RECORDED INFORMATION
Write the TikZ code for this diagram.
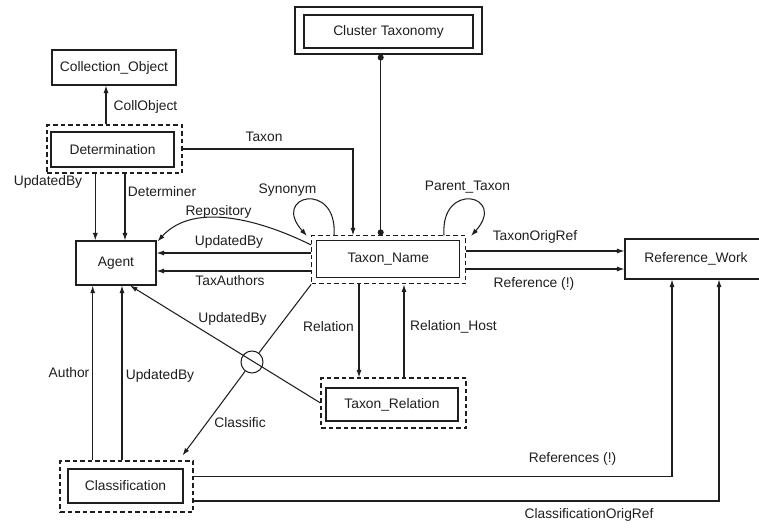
\documentclass[tikz,border=0pt]{standalone}
\usepackage{fontspec}
\setmainfont{Liberation Sans}
\usetikzlibrary{arrows.meta}
\definecolor{ink}{RGB}{30,30,30}
\begin{document}
\begin{tikzpicture}[x=1pt,y=-1pt,
  every node/.style={font=\fontsize{13.8}{16}\selectfont, text=ink, inner sep=0pt},
  entity/.style={draw=ink, line width=1.05pt, rectangle, minimum width=#1},
  wrap/.style={draw=ink, line width=1.05pt, rectangle, dash pattern=on 4.5pt off 3pt},
  link/.style={draw=ink, line width=1.05pt},
  arr/.style={link, -{Latex[length=7.5pt,width=5pt]}},
  dots/.style={link, {Circle[length=6pt]}-{Circle[length=6pt]}},
  lbl/.style={fill=none}]
\useasboundingbox (0,0) rectangle (759,527);

% entities
\node[entity=124, minimum height=35] (coll) at (114,67.5) {Collection\_Object};

\node[wrap, minimum width=135, minimum height=48] (detO) at (114.5,149) {};
\node[entity=123, minimum height=35] (det) at (112.5,149.5) {Determination};

\node[draw=ink, line width=1.05pt, minimum width=187, minimum height=47] (clusO) at (388.5,30.5) {};
\node[entity=169, minimum height=33] (clus) at (388.5,31.5) {Cluster Taxonomy};

\node[entity=80, minimum height=44] (agent) at (116,263) {Agent};

\node[wrap, minimum width=154, minimum height=48] (taxO) at (388.7,259.9) {};
\node[entity=143, minimum height=37] (tax) at (388.3,259.4) {Taxon\_Name};

\node[entity=142, minimum height=40] (ref) at (696,259) {Reference\_Work};

\node[wrap, minimum width=145, minimum height=50] (relO) at (393.5,403) {};
\node[entity=132, minimum height=33] (rel) at (392,404.5) {Taxon\_Relation};

\node[wrap, minimum width=133, minimum height=51] (clsO) at (126.5,486.5) {};
\node[entity=115, minimum height=34] (cls) at (125.5,486) {Classification};

\node[draw=ink, line width=1.05pt, circle, minimum size=22] (junc) at (252,362) {};

% columns and rows used by the connectors
\coordinate (c93) at (92.7,0);
\coordinate (c95) at (95.3,0);
\coordinate (c106) at (106,0);
\coordinate (c122) at (122,0);
\coordinate (c125) at (125,0);
\coordinate (c130) at (130,0);
\coordinate (c334) at (334,0);
\coordinate (c353) at (353,0);
\coordinate (c359) at (359,0);
\coordinate (c380) at (380.7,0);
\coordinate (c404) at (404,0);
\coordinate (c444) at (444,0);
\coordinate (c672) at (672,0);
\coordinate (c719) at (719,0);
\coordinate (r245) at (0,245);
\coordinate (r251) at (0,251);
\coordinate (r253) at (0,253);
\coordinate (r269) at (0,269);
\coordinate (r271) at (0,271);
\coordinate (r477) at (0,476.7);
\coordinate (r501) at (0,501);

% connectors
\draw[arr] (c106 |- detO.north) -- (c106 |- coll.south);
\draw[arr] (c95 |- detO.south) -- (c95 |- agent.north);
\draw[arr] (c125 |- detO.south) -- (c125 |- agent.north);
\draw[arr] (detO.east) -| (c353 |- taxO.north);
\draw[dots] (c380 |- clusO.south) -- (c380 |- taxO.north);

\draw[arr] (c334 |- taxO.north) .. controls (338,180) and (270,195) .. (307,236);
\draw[arr] (c444 |- taxO.north) .. controls (440,180) and (508,195) .. (471,236);

\draw[arr] (taxO.west |- r245) .. controls (265,222) and (195,200) .. ([xshift=1pt,yshift=-1pt]agent.north east);
\draw[arr] (taxO.west |- r253) -- (agent.east |- r253);
\draw[arr] (taxO.west |- r271) -- (agent.east |- r271);

\draw[arr] (taxO.east |- r251) -- (ref.west |- r251);
\draw[arr] (taxO.east |- r269) -- (ref.west |- r269);

\draw[arr] (c359 |- taxO.south) -- (c359 |- relO.north);
\draw[arr] (c404 |- relO.north) -- (c404 |- taxO.south);

\draw[arr] (relO.west) -- (c130 |- agent.south);
\draw[link] (taxO.south west) -- (junc);
\draw[arr] (junc) -- ([xshift=-11pt,yshift=5pt]clsO.north east);

\draw[arr] (c93 |- clsO.north) -- (c93 |- agent.south);
\draw[arr] (c122 |- clsO.north) -- (c122 |- agent.south);

\draw[arr] (clsO.east |- r477) -| (c672 |- ref.south);
\draw[arr] (clsO.east |- r501) -| (c719 |- ref.south);

% connector labels
\node[lbl] (lCollObject) at (145.5,107) {CollObject};
\node[lbl] (lTaxon) at (264,137) {Taxon};
\node[lbl] (lUpd1) at (48,182) {UpdatedBy};
\node[lbl] (lDeterminer) at (162,192) {Determiner};
\node[lbl] (lSynonym) at (287.5,190) {Synonym};
\node[lbl] (lParent) at (467.5,187) {Parent\_Taxon};
\node[lbl] (lRepository) at (218.5,212) {Repository};
\node[lbl] (lUpd2) at (229,242) {UpdatedBy};
\node[lbl] (lTaxAuthors) at (230,281) {TaxAuthors};
\node[lbl] (lTaxonOrigRef) at (535,237) {TaxonOrigRef};
\node[lbl] (lReference) at (534,284) {Reference (!)};
\node[lbl] (lRelation) at (328.5,327) {Relation};
\node[lbl] (lRelHost) at (453.5,327) {Relation\_Host};
\node[lbl] (lUpd3) at (232.5,319) {UpdatedBy};
\node[lbl] (lAuthor) at (69,373) {Author};
\node[lbl] (lUpd4) at (160,376) {UpdatedBy};
\node[lbl] (lClassific) at (240,423) {Classific};
\node[lbl] (lReferences) at (572.5,459) {References (!)};
\node[lbl] (lClsOrigRef) at (589,515) {ClassificationOrigRef};
\end{tikzpicture}
\end{document}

TASK TO COMPLETE
Your task is to return the lines above, from the first one up to and including the line containing "(0,0) rectangle (759,527);", minus any pictures.

TASK OUTPUT
Write the TikZ code for this diagram.
\documentclass[tikz,border=0pt]{standalone}
\usepackage{fontspec}
\setmainfont{Liberation Sans}
\usetikzlibrary{arrows.meta}
\definecolor{ink}{RGB}{30,30,30}
\begin{document}
\begin{tikzpicture}[x=1pt,y=-1pt,
  every node/.style={font=\fontsize{13.8}{16}\selectfont, text=ink, inner sep=0pt},
  entity/.style={draw=ink, line width=1.05pt, rectangle, minimum width=#1},
  wrap/.style={draw=ink, line width=1.05pt, rectangle, dash pattern=on 4.5pt off 3pt},
  link/.style={draw=ink, line width=1.05pt},
  arr/.style={link, -{Latex[length=7.5pt,width=5pt]}},
  dots/.style={link, {Circle[length=6pt]}-{Circle[length=6pt]}},
  lbl/.style={fill=none}]
\useasboundingbox (0,0) rectangle (759,527);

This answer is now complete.